NEWS- Why the smiles? Fire departments to stay separate
Albemarle Fire and Rescue Chief Dan Eggleston (left) and Charlottesville Fire Chief Charles Werner will both keep their jobs after a joint city/county study determined that it's not advisable to consolidate fire and rescue services.
The main reason? Because Charlottesville firefighter retirement benefits and vacation are so much higher than Albemarle's, it would cost a small fortune– $688,000 a year– for Albemarle firefighter pay to match Charlottesville's, according to Matrix Consulting of Irving, Texas.
One of the few opportunities to reduce staff if the two departments did consolidate, according to the $80,000 study, would be axing one of the two chief positions.

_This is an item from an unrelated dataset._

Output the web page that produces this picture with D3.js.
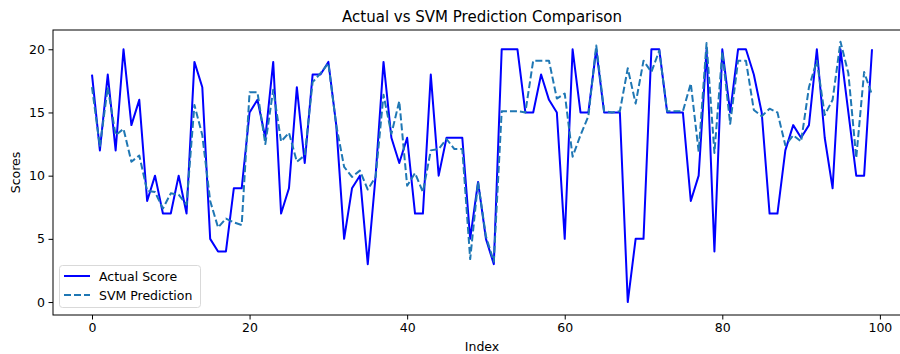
<!DOCTYPE html>
<html>
<head>
<meta charset="utf-8">
<script src="https://cdn.jsdelivr.net/npm/d3@7"></script>
<style>
  html, body { margin: 0; padding: 0; background: #fff; }
  svg { display: block; font-family: "DejaVu Sans", sans-serif; }
</style>
</head>
<body>
<svg id="chart" width="900" height="354"></svg>
<script>
const title = "Actual vs SVM Prediction Comparison";
const xLabel = "Index";
const yLabel = "Scores";
const seriesNames = ["Actual Score", "SVM Prediction"];
const xTicks = [0, 20, 40, 60, 80, 100];
const yTicks = [0, 5, 10, 15, 20];

const actual = [
  18, 12, 18, 12, 20, 14, 16, 8, 10, 7,
  7, 10, 7, 19, 17, 5, 4, 4, 9, 9,
  15, 16, 13, 19, 7, 9, 17, 11, 18, 18,
  19, 14, 5, 9, 10, 3, 10, 19, 13, 11,
  13, 7, 7, 18, 10, 13, 13, 13, 5, 9.5,
  5, 3, 20, 20, 20, 15, 15, 18, 16, 15,
  5, 20, 15, 15, 20, 15, 15, 15, 0, 5,
  5, 20, 20, 15, 15, 15, 8, 10, 20, 4,
  20, 15, 20, 20, 18, 15, 7, 7, 12, 14,
  13, 14, 20, 13, 9, 20, 15, 10, 10, 20
];

const svm = [
  17.0, 12.3, 17.0, 13.2, 13.7, 11.1, 11.6, 8.8, 8.7, 7.4,
  8.6, 8.5, 7.7, 15.6, 13.2, 8.0, 5.9, 6.6, 6.3, 6.1,
  16.6, 16.6, 12.5, 16.8, 12.7, 13.4, 11.1, 11.6, 17.4, 18.1,
  18.9, 14.0, 10.7, 9.9, 10.4, 8.9, 9.9, 16.4, 13.3, 15.9,
  9.2, 10.2, 8.7, 12.0, 12.1, 12.9, 12.1, 12.1, 3.4, 9.5,
  5.2, 3.2, 15.1, 15.1, 15.1, 15.0, 19.1, 19.1, 19.1, 16.1,
  16.5, 11.5, 13.2, 14.7, 20.3, 15.1, 15.0, 15.1, 18.5, 15.7,
  19.1, 18.2, 19.9, 15.1, 15.1, 15.1, 17.3, 11.9, 20.5, 11.8,
  19.8, 14.1, 19.1, 19.1, 15.2, 14.7, 15.3, 15.0, 12.4, 13.2,
  12.7, 17.0, 19.1, 14.8, 16.0, 20.6, 18.1, 11.4, 18.2, 16.4
];

const svg = d3.select("#chart");
const plotL = 53, plotR = 911, plotT = 30, plotB = 315;

const x = d3.scaleLinear().domain([-4.95, 103.95]).range([plotL, plotR]);
const y = d3.scaleLinear().domain([-1.025, 21.525]).range([plotB, plotT]);

const lineGen = d3.line().x((d, i) => x(i)).y(d => y(d));
svg.append("clipPath").attr("id", "plotclip")
  .append("rect").attr("x", plotL).attr("y", plotT).attr("width", plotR - plotL).attr("height", plotB - plotT);

const g = svg.append("g").attr("clip-path", "url(#plotclip)");
g.append("path").datum(actual)
  .attr("d", lineGen).attr("fill", "none")
  .attr("stroke", "#0000ff").attr("stroke-width", 2)
  .attr("stroke-linejoin", "round");
g.append("path").datum(svm)
  .attr("d", lineGen).attr("fill", "none")
  .attr("stroke", "#1f77b4").attr("stroke-width", 2)
  .attr("stroke-dasharray", "7,3")
  .attr("stroke-linejoin", "round");

// spines
svg.append("rect").attr("x", plotL).attr("y", plotT)
  .attr("width", plotR - plotL).attr("height", plotB - plotT)
  .attr("fill", "none").attr("stroke", "#000").attr("stroke-width", 1);

// axes
const xAxis = d3.axisBottom(x).tickValues(xTicks).tickSize(4.5).tickPadding(3.5).tickFormat(d3.format("d"));
const yAxis = d3.axisLeft(y).tickValues(yTicks).tickSize(4.5).tickPadding(3.5).tickFormat(d3.format("d"));

const gx = svg.append("g").attr("transform", `translate(0,${plotB})`).call(xAxis);
const gy = svg.append("g").attr("transform", `translate(${plotL},0)`).call(yAxis);
[gx, gy].forEach(a => {
  a.select(".domain").remove();
  a.selectAll("line").attr("stroke", "#000");
  a.selectAll("text").attr("fill", "#000").style("font-size", "12.5px")
    .style("font-family", "'DejaVu Sans', sans-serif");
});

// title & labels
svg.append("text").attr("x", (plotL + plotR) / 2).attr("y", 22)
  .attr("text-anchor", "middle").style("font-size", "15px").attr("fill", "#000").text(title);
svg.append("text").attr("x", (plotL + plotR) / 2).attr("y", 351)
  .attr("text-anchor", "middle").style("font-size", "12.5px").attr("fill", "#000").text(xLabel);
svg.append("text").attr("transform", `translate(20,${(plotT + plotB) / 2}) rotate(-90)`)
  .attr("text-anchor", "middle").style("font-size", "12.5px").attr("fill", "#000").text(yLabel);

// legend
const lg = svg.append("g");
lg.append("rect").attr("x", 59.5).attr("y", 265.5).attr("width", 141).attr("height", 42)
  .attr("rx", 3).attr("fill", "#fff").attr("fill-opacity", 0.8)
  .attr("stroke", "#d9d9d9").attr("stroke-width", 1);
const legendItems = [
  { name: seriesNames[0], color: "#0000ff", dash: null, yy: 276 },
  { name: seriesNames[1], color: "#1f77b4", dash: "7,3", yy: 295 }
];
legendItems.forEach(it => {
  lg.append("line").attr("x1", 64).attr("x2", 90).attr("y1", it.yy).attr("y2", it.yy)
    .attr("stroke", it.color).attr("stroke-width", 2)
    .attr("stroke-dasharray", it.dash);
  lg.append("text").attr("x", 99).attr("y", it.yy + 4.5)
    .style("font-size", "12.5px").attr("fill", "#000").text(it.name);
});
</script>
</body>
</html>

No smiles there.
Matrix recommended that the city and county work together on training and hazardous response teams, and that the closest unit respond to fires and EMS calls– regardless of jurisdiction.
Both Eggleston and Werner say they support the recommendations in the report– and that it provided no surprises.
The study "will serve as a gauge for us to manage from in the future," says Werner, who adds that some of the recommendations, like closest unit response, have already been implemented.
The report suggests that the Charlottesville Fire Department should have its own ambulance and rescue staffing, and Werner notes the city is already pursuing that strategy, having controversially approved nearly $1 million in the budget for that purpose before the study results were out.
At the time that $1 million was announced, officials at the all-volunteer Charlottesville Albemarle Rescue Squad (CARS) said they were stunned that their venerable organization had been left out of the decision. "Most of the work developing recommendations was done without our input," says CARS chief Dayton Haugh.
Furthermore, Haugh alleges, Matrix utilized faulty response times in the report. "A lot of data," he says, "particularly our times, were pretty bad."
The city and county vow to continue working together, and an oversight committee that will include CARS leaders has been formed to look into regional emergency response.